People have little sympathy with stolid groups. Dick Gregory did much more than is believed when he introduced humor into the Civil Rights struggle. He enabled non-blacks to enter into the thought world of the black community and experience the hurt it suffered. When all people shared the humorous but ironic situation of the black, the urgency and morality of Civil Rights was communicated.
The Indian people are exactly opposite of the popular stereotype. I sometimes wonder how anything is accomplished by Indians because of the apparent overemphasis on humor within the Indian world. Indians have found a humorous side of nearly every problem and the experiences of life have generally been so well defined through jokes and stories that they have become a thing in themselves.

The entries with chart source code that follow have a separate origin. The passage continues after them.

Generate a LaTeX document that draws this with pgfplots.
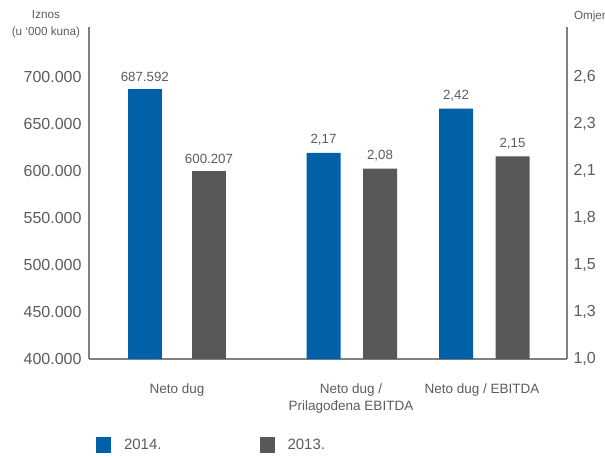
\documentclass[border=0pt]{standalone}
\usepackage{fontspec}
\setmainfont{Liberation Sans}
\usepackage{pgfplots}
\pgfplotsset{compat=1.18}
\definecolor{cblue}{HTML}{0061A8}
\definecolor{cgray}{HTML}{58585A}
\definecolor{ctext}{HTML}{5C5C5C}
\definecolor{caxis}{HTML}{808080}

\pgfplotsset{
  ybar legend/.style={legend image code/.code={\fill[##1] (0pt,-8pt) rectangle (15pt,8pt);}},
  base/.style={
    scale only axis, width=478pt, height=332pt,
    xmin=89, xmax=567,
    ybar, bar width=34pt, bar shift=0pt,
    axis line style={draw=caxis, line width=1.2pt, -},
    major tick length=0pt,
    tick label style={text=ctext, font=\fontsize{16}{18}\selectfont},
    clip=false,
    every node near coord/.append style={text=ctext, font=\fontsize{13.3}{15}\selectfont, yshift=4pt},
  }
}

\begin{document}
\begin{tikzpicture}
\path[use as bounding box] (-89pt,-97pt) rectangle (516pt,359pt);

% left scale: Neto dug (u '000 kuna)
\begin{axis}[base,
  ymin=400000, ymax=753191,
  axis x line*=bottom, axis y line*=left,
  ytick={400000,450000,500000,550000,600000,650000,700000},
  scaled y ticks=false,
  yticklabel={\pgfmathprintnumber[fixed,1000 sep={.},assume math mode=true]{\tick}},
  yticklabel style={xshift=-4pt},
  xtick={177,351,482},
  xticklabels={Neto dug, {Neto dug /\\Prilagođena EBITDA}, Neto dug / EBITDA},
  xticklabel style={align=center, font=\fontsize{13.5}{17}\selectfont, yshift=-21pt},
  nodes near coords={\pgfmathprintnumber[fixed,1000 sep={.},assume math mode=true]{\pgfplotspointmeta}},
  legend columns=2,
  legend style={draw=none, fill=none, at={(0.008,-0.26)}, anchor=west,
    font=\fontsize{15}{17}\selectfont, text=ctext,
    /tikz/every odd column/.append style={column sep=11pt},
    /tikz/every even column/.append style={column sep=96pt}},
]
\addplot[fill=cblue, draw=none] coordinates {(144.8,687592)};
\addplot[fill=cgray, draw=none] coordinates {(209,600207)};
\legend{2014., 2013.}
\node[align=center, font=\fontsize{11.7}{17}\selectfont, text=ctext] at (axis description cs:-0.09,1.0075) {Iznos\\(u ‘000 kuna)};
\end{axis}

% right scale: omjeri
\begin{axis}[base,
  ymin=1, ymax=2.8837,
  axis x line=none, axis y line*=right,
  xtick=\empty,
  ytick={1,1.2667,1.5333,1.8,2.0667,2.3333,2.6},
  yticklabels={{1,0},{1,3},{1,5},{1,8},{2,1},{2,3},{2,6}},
  yticklabel style={xshift=3pt},
  nodes near coords={\pgfmathprintnumber[fixed,fixed zerofill,precision=2,use comma,assume math mode=true]{\pgfplotspointmeta}},
]
\addplot[fill=cblue, draw=none] coordinates {(323.5,2.17) (456,2.42)};
\addplot[fill=cgray, draw=none] coordinates {(380,2.08) (512.5,2.15)};
\node[font=\fontsize{11.7}{14}\selectfont, text=ctext] at (axis description cs:1.048,1.033) {Omjer};
\end{axis}
\end{tikzpicture}
\end{document}
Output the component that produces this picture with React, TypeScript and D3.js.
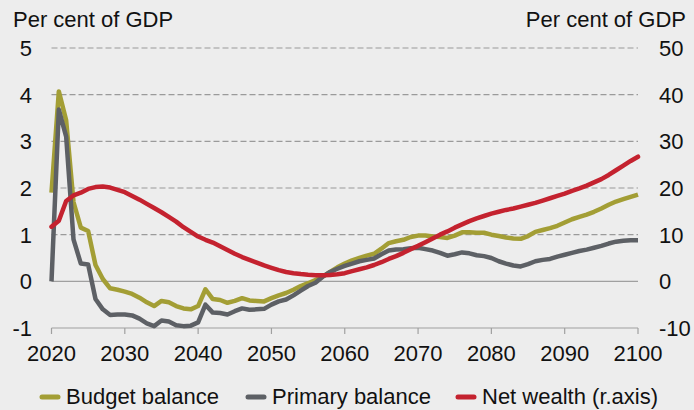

For centuries before the white invasion, teasing was a method of control of social situations by Indian people. Rather than embarrass members of the tribe publicly, people used to tease individuals they considered out of step with the concensus of tribal opinion. In this way egos were preserved and disputes within the tribe of a personal nature were held to a minimum.
Gradually people learned to anticipate teasing and began to tease themselves as a means of showing humility and at the same time advocating a course of action they deeply believed in. Men would depreciate their feats to show they were not trying to run roughshod over tribal desires. This method of behavior served to highlight their true virtues and gain them a place of influence in tribal policy-making circles.